Repeat the listing exactly as given, omitting every image.

┄┄┄┄┄┄┄┄┄┄

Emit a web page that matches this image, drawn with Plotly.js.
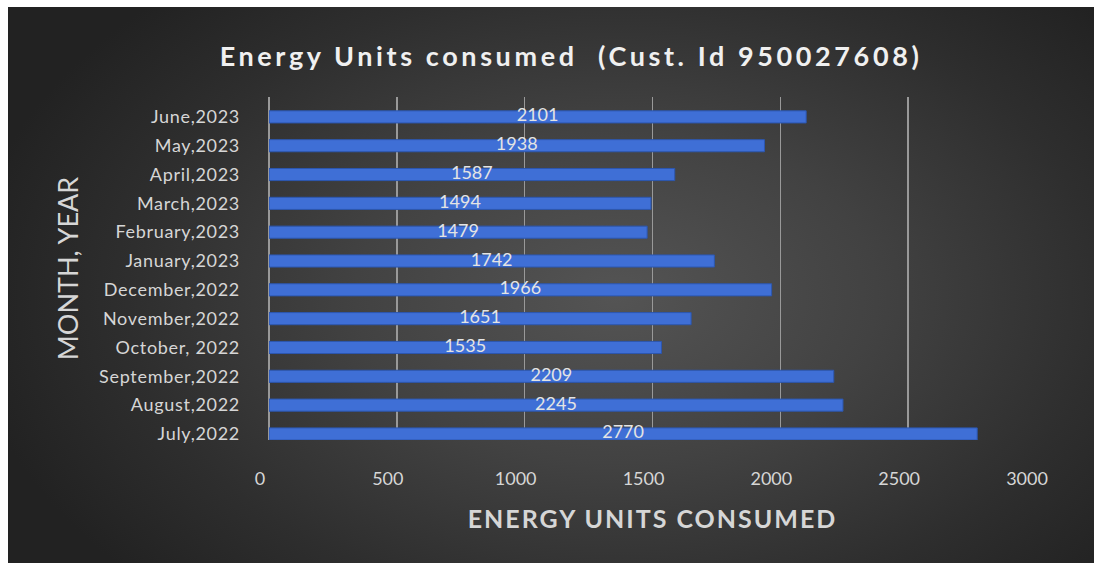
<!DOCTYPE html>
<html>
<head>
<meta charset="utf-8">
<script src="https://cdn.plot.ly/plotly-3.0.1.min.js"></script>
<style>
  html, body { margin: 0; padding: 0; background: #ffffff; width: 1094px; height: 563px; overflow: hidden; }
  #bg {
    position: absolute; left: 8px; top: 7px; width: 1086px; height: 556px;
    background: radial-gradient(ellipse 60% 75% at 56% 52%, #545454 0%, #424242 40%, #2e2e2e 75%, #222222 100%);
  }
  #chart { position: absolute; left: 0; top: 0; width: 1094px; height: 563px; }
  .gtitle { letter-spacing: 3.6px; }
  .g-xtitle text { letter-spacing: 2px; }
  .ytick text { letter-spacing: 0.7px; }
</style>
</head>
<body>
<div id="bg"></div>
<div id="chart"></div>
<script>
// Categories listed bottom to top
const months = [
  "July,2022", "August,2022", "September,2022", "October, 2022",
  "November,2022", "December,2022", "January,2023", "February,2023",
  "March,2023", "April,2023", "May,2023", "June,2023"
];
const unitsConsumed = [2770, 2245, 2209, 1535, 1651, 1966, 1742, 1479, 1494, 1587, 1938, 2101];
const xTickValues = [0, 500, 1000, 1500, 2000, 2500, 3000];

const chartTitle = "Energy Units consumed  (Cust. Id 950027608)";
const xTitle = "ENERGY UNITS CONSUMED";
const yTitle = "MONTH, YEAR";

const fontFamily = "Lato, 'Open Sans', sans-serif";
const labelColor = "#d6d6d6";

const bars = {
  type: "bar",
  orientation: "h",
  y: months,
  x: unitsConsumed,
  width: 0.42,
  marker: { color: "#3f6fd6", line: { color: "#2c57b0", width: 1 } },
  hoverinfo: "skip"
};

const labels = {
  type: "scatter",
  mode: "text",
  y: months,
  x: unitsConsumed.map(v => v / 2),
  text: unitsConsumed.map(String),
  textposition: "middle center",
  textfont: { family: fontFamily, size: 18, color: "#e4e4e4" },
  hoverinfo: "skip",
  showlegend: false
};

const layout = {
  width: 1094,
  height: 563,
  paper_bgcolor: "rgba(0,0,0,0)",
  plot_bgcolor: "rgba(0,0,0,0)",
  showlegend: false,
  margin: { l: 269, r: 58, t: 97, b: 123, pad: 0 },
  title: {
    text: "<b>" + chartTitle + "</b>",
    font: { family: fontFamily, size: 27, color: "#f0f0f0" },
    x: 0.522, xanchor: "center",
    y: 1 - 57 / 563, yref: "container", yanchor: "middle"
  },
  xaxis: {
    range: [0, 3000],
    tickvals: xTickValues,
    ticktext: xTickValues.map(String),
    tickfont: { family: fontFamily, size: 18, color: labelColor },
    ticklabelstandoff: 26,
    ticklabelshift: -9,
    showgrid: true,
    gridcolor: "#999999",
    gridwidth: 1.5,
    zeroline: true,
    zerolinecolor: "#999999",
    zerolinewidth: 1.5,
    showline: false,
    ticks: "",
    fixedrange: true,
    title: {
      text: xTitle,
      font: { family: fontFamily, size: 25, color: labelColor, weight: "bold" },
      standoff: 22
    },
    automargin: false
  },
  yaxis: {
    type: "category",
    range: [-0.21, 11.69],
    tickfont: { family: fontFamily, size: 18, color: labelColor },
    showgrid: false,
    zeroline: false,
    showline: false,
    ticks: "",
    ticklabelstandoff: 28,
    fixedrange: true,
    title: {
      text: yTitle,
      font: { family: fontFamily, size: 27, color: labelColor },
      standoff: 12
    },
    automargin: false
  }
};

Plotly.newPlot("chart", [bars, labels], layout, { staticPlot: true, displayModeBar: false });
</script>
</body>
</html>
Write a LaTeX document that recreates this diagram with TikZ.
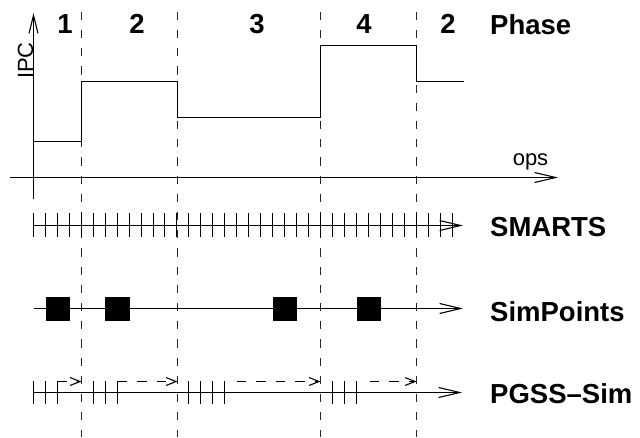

┄┄┄┄┄┄┄┄┄┄

> _Reply_:
Emit a web page that matches this image, drawn with Plotly.js.
<!DOCTYPE html>
<html>
<head>
<meta charset="utf-8">
<script src="https://cdn.plot.ly/plotly-3.0.1.min.js"></script>
<style>
  html, body { margin: 0; padding: 0; background: #ffffff; width: 1094px; height: 563px; overflow: hidden; }
  #bg {
    position: absolute; left: 8px; top: 7px; width: 1086px; height: 556px;
    background: radial-gradient(ellipse 60% 75% at 56% 52%, #545454 0%, #424242 40%, #2e2e2e 75%, #222222 100%);
  }
  #chart { position: absolute; left: 0; top: 0; width: 1094px; height: 563px; }
  .gtitle { letter-spacing: 3.6px; }
  .g-xtitle text { letter-spacing: 2px; }
  .ytick text { letter-spacing: 0.7px; }
</style>
</head>
<body>
<div id="bg"></div>
<div id="chart"></div>
<script>
// Categories listed bottom to top
const months = [
  "July,2022", "August,2022", "September,2022", "October, 2022",
  "November,2022", "December,2022", "January,2023", "February,2023",
  "March,2023", "April,2023", "May,2023", "June,2023"
];
const unitsConsumed = [2770, 2245, 2209, 1535, 1651, 1966, 1742, 1479, 1494, 1587, 1938, 2101];
const xTickValues = [0, 500, 1000, 1500, 2000, 2500, 3000];

const chartTitle = "Energy Units consumed  (Cust. Id 950027608)";
const xTitle = "ENERGY UNITS CONSUMED";
const yTitle = "MONTH, YEAR";

const fontFamily = "Lato, 'Open Sans', sans-serif";
const labelColor = "#d6d6d6";

const bars = {
  type: "bar",
  orientation: "h",
  y: months,
  x: unitsConsumed,
  width: 0.42,
  marker: { color: "#3f6fd6", line: { color: "#2c57b0", width: 1 } },
  hoverinfo: "skip"
};

const labels = {
  type: "scatter",
  mode: "text",
  y: months,
  x: unitsConsumed.map(v => v / 2),
  text: unitsConsumed.map(String),
  textposition: "middle center",
  textfont: { family: fontFamily, size: 18, color: "#e4e4e4" },
  hoverinfo: "skip",
  showlegend: false
};

const layout = {
  width: 1094,
  height: 563,
  paper_bgcolor: "rgba(0,0,0,0)",
  plot_bgcolor: "rgba(0,0,0,0)",
  showlegend: false,
  margin: { l: 269, r: 58, t: 97, b: 123, pad: 0 },
  title: {
    text: "<b>" + chartTitle + "</b>",
    font: { family: fontFamily, size: 27, color: "#f0f0f0" },
    x: 0.522, xanchor: "center",
    y: 1 - 57 / 563, yref: "container", yanchor: "middle"
  },
  xaxis: {
    range: [0, 3000],
    tickvals: xTickValues,
    ticktext: xTickValues.map(String),
    tickfont: { family: fontFamily, size: 18, color: labelColor },
    ticklabelstandoff: 26,
    ticklabelshift: -9,
    showgrid: true,
    gridcolor: "#999999",
    gridwidth: 1.5,
    zeroline: true,
    zerolinecolor: "#999999",
    zerolinewidth: 1.5,
    showline: false,
    ticks: "",
    fixedrange: true,
    title: {
      text: xTitle,
      font: { family: fontFamily, size: 25, color: labelColor, weight: "bold" },
      standoff: 22
    },
    automargin: false
  },
  yaxis: {
    type: "category",
    range: [-0.21, 11.69],
    tickfont: { family: fontFamily, size: 18, color: labelColor },
    showgrid: false,
    zeroline: false,
    showline: false,
    ticks: "",
    ticklabelstandoff: 28,
    fixedrange: true,
    title: {
      text: yTitle,
      font: { family: fontFamily, size: 27, color: labelColor },
      standoff: 12
    },
    automargin: false
  }
};

Plotly.newPlot("chart", [bars, labels], layout, { staticPlot: true, displayModeBar: false });
</script>
</body>
</html>
Write a LaTeX document that recreates this diagram with TikZ.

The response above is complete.